BMC Medical Research Methodology (Nov 2010)
Categorisation of continuous exposure variables revisited. A response to the Hyperglycaemia and Adverse Pregnancy Outcome (HAPO) Study
Abstract
Abstract Background Although the general statistical advice is to keep continuous exposure variables as continuous in statistical analyses, categorisation is still a common approach in medical research. In a recent paper from the Hyperglycaemia and Adverse Pregnancy Outcome (HAPO) Study, categorisation of body mass index (BMI) was used when analysing the effect of BMI on adverse pregnancy outcomes. The lowest category, labelled "underweight", was used as the reference category. Methods The present paper gives a summary of reasons for categorisation and methodological drawbacks of this approach.
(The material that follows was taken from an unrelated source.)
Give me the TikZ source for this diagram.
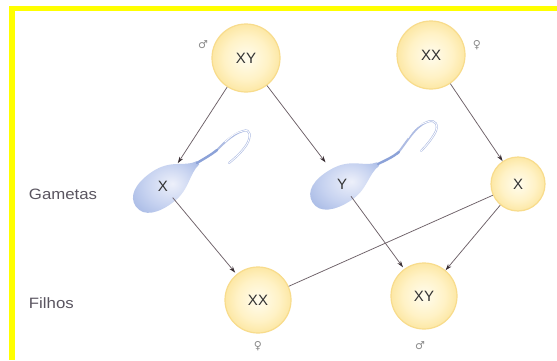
\documentclass[tikz,border=0pt]{standalone}
\usepackage{fontspec}
\setmainfont{Liberation Sans}
\newfontfamily\symfont{DejaVu Sans}
\usetikzlibrary{arrows.meta}

\definecolor{framey}{HTML}{FFFF00}
\definecolor{cellcore}{HTML}{FFFCEE}
\definecolor{cellmid}{HTML}{FFF2C6}
\definecolor{cellouter}{HTML}{FADD84}
\definecolor{cellrim}{HTML}{F3C853}
\definecolor{cellhalo}{HTML}{F8DC8C}
\definecolor{headcore}{HTML}{EDF0FA}
\definecolor{headmid}{HTML}{C6D2F0}
\definecolor{headrim}{HTML}{8CA4DB}
\definecolor{tailblue}{HTML}{8CA2D8}
\definecolor{tailpale}{HTML}{AEBCE3}
\definecolor{ink}{HTML}{333333}
\definecolor{linkcol}{HTML}{6E6168}
\definecolor{tipcol}{HTML}{3A2F34}
\definecolor{labelcol}{HTML}{5A5560}
\definecolor{signcol}{HTML}{8A8A8A}

\pgfdeclareradialshading{cellglow}{\pgfpoint{0bp}{0bp}}{%
  color(0bp)=(cellcore); color(16bp)=(cellmid); color(34bp)=(cellouter);
  color(46bp)=(cellrim); color(50bp)=(cellrim)}
\pgfdeclareradialshading{headglow}{\pgfpoint{6bp}{4bp}}{%
  color(0bp)=(headcore); color(18bp)=(headmid); color(42bp)=(headrim);
  color(50bp)=(headrim)}

\tikzset{
  cell/.style={circle, minimum size=#1, inner sep=0pt, shade, shading=cellglow,
    draw=cellhalo, line width=1.2pt, text=ink,
    font=\fontsize{15}{15}\selectfont},
  gamete/.style={circle, minimum size=30pt, inner sep=0pt, text=ink,
    font=\fontsize{15}{15}\selectfont},
  head/.style={shade, shading=headglow},
  tailroot/.style={draw=tailblue, line width=2.4pt, line cap=round},
  tailhook/.style={draw=tailpale, line width=2pt, line cap=round},
  tailcore/.style={draw=white, line width=0.8pt, line cap=round},
  link/.style={draw=linkcol, line width=0.75pt,
    -{Stealth[length=6.5pt, width=4.2pt, color=tipcol]}},
  bond/.style={draw=linkcol, line width=0.75pt},
  sign/.style={text=signcol, font=\symfont\fontsize{11}{11}\selectfont},
  rowlabel/.style={anchor=west, text=labelcol,
    font=\fontsize{15}{15}\selectfont, xscale=1.12},
}

\begin{document}
\begin{tikzpicture}[x=1pt, y=1pt]
  % page and frame
  \fill[white] (0,0) rectangle (557,360);
  \useasboundingbox (0,0) rectangle (557,360);
  \fill[framey] (9,0) rectangle (15,354);
  \fill[framey] (9,349) rectangle (557,354);

  % sperm heads and tails
  \begin{scope}[shift={(162,172)}, rotate=35]
    \path[head] (44,2) .. controls (30,4) and (24,19) .. (0,19)
      .. controls (-20,19) and (-32,12) .. (-32,0)
      .. controls (-32,-14) and (-16,-19) .. (2,-18)
      .. controls (22,-17) and (30,-4) .. (44,-2) -- cycle;
  \end{scope}
  \path[tailhook] (215,208) .. controls (222,215) and (232,226) .. (243,229)
    .. controls (251,232) and (251,223) .. (247,216)
    .. controls (242,208) and (235,202) .. (229,197);
  \path[tailcore] (225,218) .. controls (233,226) and (238,228) .. (243,229)
    .. controls (251,232) and (251,223) .. (247,216)
    .. controls (242,208) and (235,202) .. (229,197);
  \path[tailroot] (197,197) .. controls (205,202) and (211,205) .. (217,210);

  \begin{scope}[shift={(340,174)}, rotate=30]
    \path[head] (44,2) .. controls (30,4) and (24,19) .. (0,19)
      .. controls (-20,19) and (-32,12) .. (-32,0)
      .. controls (-32,-14) and (-16,-19) .. (2,-18)
      .. controls (22,-17) and (30,-4) .. (44,-2) -- cycle;
  \end{scope}
  \path[tailhook] (397,206) .. controls (405,215) and (415,234) .. (427,238)
    .. controls (436,242) and (439,234) .. (435,227)
    .. controls (431,220) and (426,214) .. (421,209);
  \path[tailcore] (408,222) .. controls (414,232) and (420,236) .. (427,238)
    .. controls (436,242) and (439,234) .. (435,227)
    .. controls (431,220) and (426,214) .. (421,209);
  \path[tailroot] (378,196) .. controls (386,200) and (393,203) .. (399,208);

  % cells
  \node[cell=68pt] (xyP) at (246,302) {XY};
  \node[cell=68pt] (xxP) at (431,305) {XX};
  \node[cell=54pt] (egX) at (518,176) {X};
  \node[cell=66pt] (xxC) at (258,60) {XX};
  \node[cell=66pt] (xyC) at (424,64) {XY};
  \node[gamete] (spX) at (163,174) {X};
  \node[gamete] (spY) at (342,176) {Y};

  % sex signs
  \node[sign] (mP) at (203,315) {♂};
  \node[sign] (fP) at (477,315) {♀};
  \node[sign] (fC) at (258,14) {♀};
  \node[sign] (mC) at (420,14) {♂};

  % row labels
  \node[rowlabel] (gam) at (25,166) {Gametas};
  \node[rowlabel] (fil) at (25,57) {Filhos};

  % connectors
  \draw[link, shorten >=12pt] (xyP) -- (spX);
  \draw[link, shorten >=12pt] (xyP) -- (spY);
  \draw[link] (xxP) -- (egX);
  \draw[link, shorten >=2pt] (spX) -- (xxC);
  \draw[link, shorten >=2pt] (spY) -- (xyC);
  \draw[link] (egX) -- (xyC);
  \draw[bond] (egX) -- (xxC);
\end{tikzpicture}
\end{document}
We also discuss the choice of reference category and alternative analyses. We exemplify our arguments by a reanalysis of results from the HAPO paper. Results Categorisation of continuous exposure data results in loss of power and other methodological challenges. An unfortunate choice of reference category can give additional lack of precision and obscure the interpretation of risk estimates. A highlighted odds ratio (OR) in the HAPO study is the OR for birth weight >90th percentile for women in the highest compared to the lowest BMI category ("obese class III" versus "underweight"). This estimate was OR = 4.55 and OR = 3.52, with two different multiple logistic regression models. When using the "normal weight" category as the reference, our corresponding estimates were OR = 2.03 and OR = 1.62, respectively. Moreover, our choice of reference category also gave narrower confidence intervals. Summary Due to several methodological drawbacks, categorisation should be avoided. Modern statistical analyses should be used to analyse continuous exposure data, and to explore non-linear relations. If continuous data are categorised, special attention must be given to the choice of reference category.